I agree wholeheartedly with this;

"We can do anything we wish with the songs we borrow, sing them unaccompanied or to electric guitars, orchestrate them, sing them in mass choirs, even perform them standing on our heads while drinking a glass of water; so long as we don't mis-represent them by claiming that what we are doing is part of the tradition. Our national traditions as far as I can see, are made up of smaller traditions which, I believe, are, sadly, dead (possible exceptions – childrens' songs and sports chants)."

So - if 'the tradition' is no more, yet people come from outside, step inside, then shut the door, it we're bound to have problems.

I said: We SHARE ownership when we play or use the music - but we should never forget the maker.
You said:Fair enough; tell me their names and I'll acknowledge them in the appropriate manner.
I say: Good - not that it's easy to find a maker, and often it's impossible of course, but it can be done more often than many realise (specially for more recent songs and tunes that lie outside your definition, but within other people's). The trouble is many don't think it's necessary.

I said: IF they are out of copyright.
You said: All traditional songs are – or should be out of copyright – long may it stay that way.
I say: But that's my whole point. Read this page again and you'll see that many have a definition of 'traditional' which takes no account of copyright or 'creative ownership.' The word has too many conflicting meanings, to too many people, to be of any real use now.

I said: We have a problem here in England.
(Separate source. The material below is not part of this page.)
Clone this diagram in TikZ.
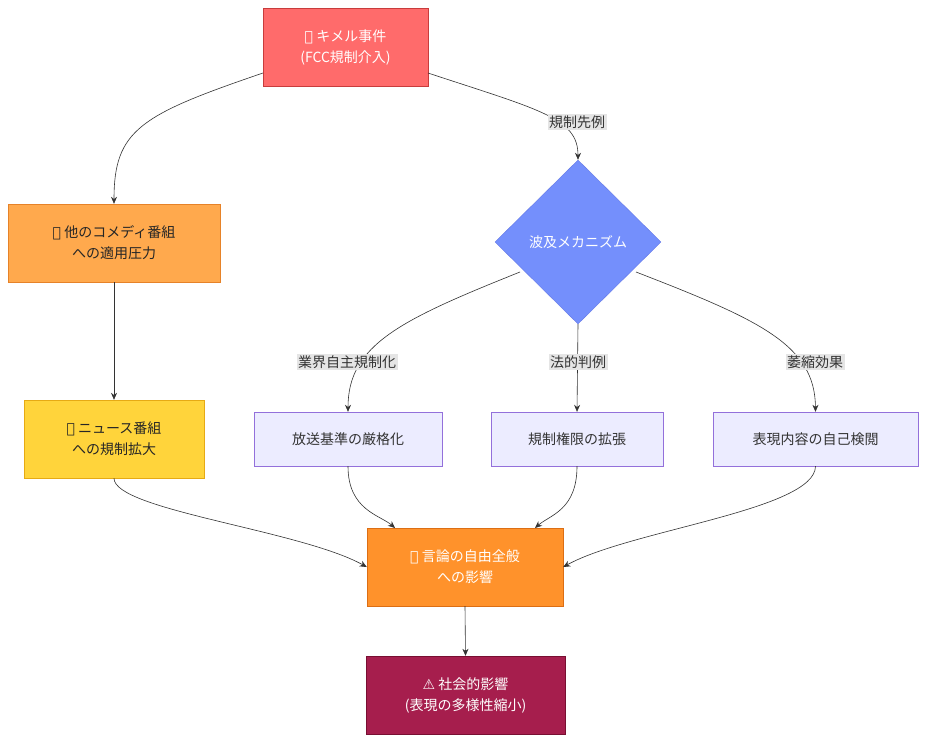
\documentclass[tikz,border=0pt]{standalone}
\usepackage{fontspec}
\setmainfont{Noto Sans CJK JP}
\newfontfamily\emo{DejaVu Sans}
\usetikzlibrary{shapes.geometric,arrows.meta}
\definecolor{lav}{HTML}{ECECFF}
\definecolor{lavb}{HTML}{9370DB}
\tikzset{
 box/.style={draw, rectangle, align=center, font=\fontsize{14}{21}\selectfont, inner sep=0pt},
 lbox/.style={box, fill=lav, draw=lavb, minimum height=54pt, text=black!80},
 lab/.style={fill=black!10, font=\fontsize{14}{16}\selectfont, text=black!80, inner sep=1.5pt},
 e/.style={draw=black!80, line width=0.6pt, -{Stealth[length=7pt,width=6pt]}},
}
\begin{document}
\begin{tikzpicture}[x=1pt,y=-1pt]
\useasboundingbox[fill=white] (0,0) rectangle (926,742);
\node[box, fill={rgb,255:red,255;green,107;blue,107}, draw={rgb,255:red,200;green,60;blue,60}, minimum width=165pt, minimum height=78pt, text=white] (k) at (345.5,47) {{\emo 🎬} キメル事件\\(FCC規制介入)};
\node[box, fill={rgb,255:red,255;green,169;blue,77}, draw={rgb,255:red,230;green,130;blue,40}, minimum width=212pt, minimum height=78pt, text=black!85] (c) at (114,243) {{\emo 📺} 他のコメディ番組\\への適用圧力};
\node[box, fill={rgb,255:red,255;green,212;blue,59}, draw={rgb,255:red,230;green,170;blue,20}, minimum width=180pt, minimum height=78pt, text=black!85] (n) at (114,439) {{\emo 📰} ニュース番組\\への規制拡大};
\node[diamond, draw={rgb,255:red,100;green,120;blue,230}, fill={rgb,255:red,116;green,143;blue,252}, minimum width=166pt, minimum height=164pt, inner sep=0pt, text=white, font=\fontsize{14}{16}\selectfont] (m) at (578,242) {波及メカニズム};
\node[lbox, minimum width=188pt] (b1) at (348,439) {放送基準の厳格化};
\node[lbox, minimum width=172pt] (b2) at (577,439) {規制権限の拡張};
\node[lbox, minimum width=205pt] (b3) at (815.5,439) {表現内容の自己検閲};
\node[box, fill={rgb,255:red,255;green,146;blue,43}, draw={rgb,255:red,220;green,110;blue,20}, minimum width=196pt, minimum height=78pt, text=white] (f) at (465,567) {{\emo 🗣️} 言論の自由全般\\への影響};
\node[box, fill={rgb,255:red,166;green,30;blue,77}, draw={rgb,255:red,120;green,15;blue,50}, minimum width=199pt, minimum height=78pt, text=white] (s) at (465.5,695) {{\emo ⚠️} 社会的影響\\(表現の多様性縮小)};
\coordinate (kl) at (263,73);
\coordinate (kr) at (428,73);
\coordinate (ml) at (520,272);
\coordinate (mr) at (636,272);
\coordinate (f1) at (395,528);
\coordinate (f2) at (535,528);
\draw[e] (kl) .. controls (140,115) and (114,130) .. (c.north);
\draw[e] (kr) .. controls (540,110) and (578,118) .. (m.north);
\draw[e] (ml) .. controls (400,320) and (348,345) .. (b1.north);
\draw[e] (m.south) -- (b2.north);
\draw[e] (mr) .. controls (760,320) and (815,345) .. (b3.north);
\node[lab] (l1) at (577,122) {規制先例};
\node[lab] (l2) at (347,362) {業界自主規制化};
\node[lab] (l3) at (578,362) {法的判例};
\node[lab] (l4) at (815,362) {萎縮効果};
\draw[e] (c.south) -- (n.north);
\draw[e] (n.south) .. controls (114,510) and (300,530) .. (f.west);
\draw[e] (b1.south) .. controls (348,510) and (380,515) .. (f1);
\draw[e] (b2.south) .. controls (577,510) and (550,515) .. (f2);
\draw[e] (b3.south) .. controls (815,510) and (630,530) .. (f.east);
\draw[e] (f.south) -- (s.north);
\end{tikzpicture}
\end{document}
The population at large has become divorced from the music which used to be our heritage
You said: It was only ever SOME of our heritage – our tradition is largely a rural or small community one, not one of the whole population. Our urban culture is very different and by and large received passively rather than participated in (with a few exceptions).
I say, as you clarify in your post-script: Again that's only by your definition of the word (shared by many but not all). Others might say it included songs from the revival, music hall, protest songs, union and poltical songs, singer-songwriter stuff that happens to use an acoustic guitar, anything with a story, anything they learned aurally from a floor singer or in a session, anything they've danced to at a ceildh - whatever they fancy. Again - redundant term, too nebulous for effect.

It wasn't the revival that finished off your definition of tradition, it was technology. Other versions thrive, but most importantly the music lives on. Treat your 'rural stream' it as one strand among many and there's no problem. Treat it as the Holy Grail and soon no-one will be able to find it any more.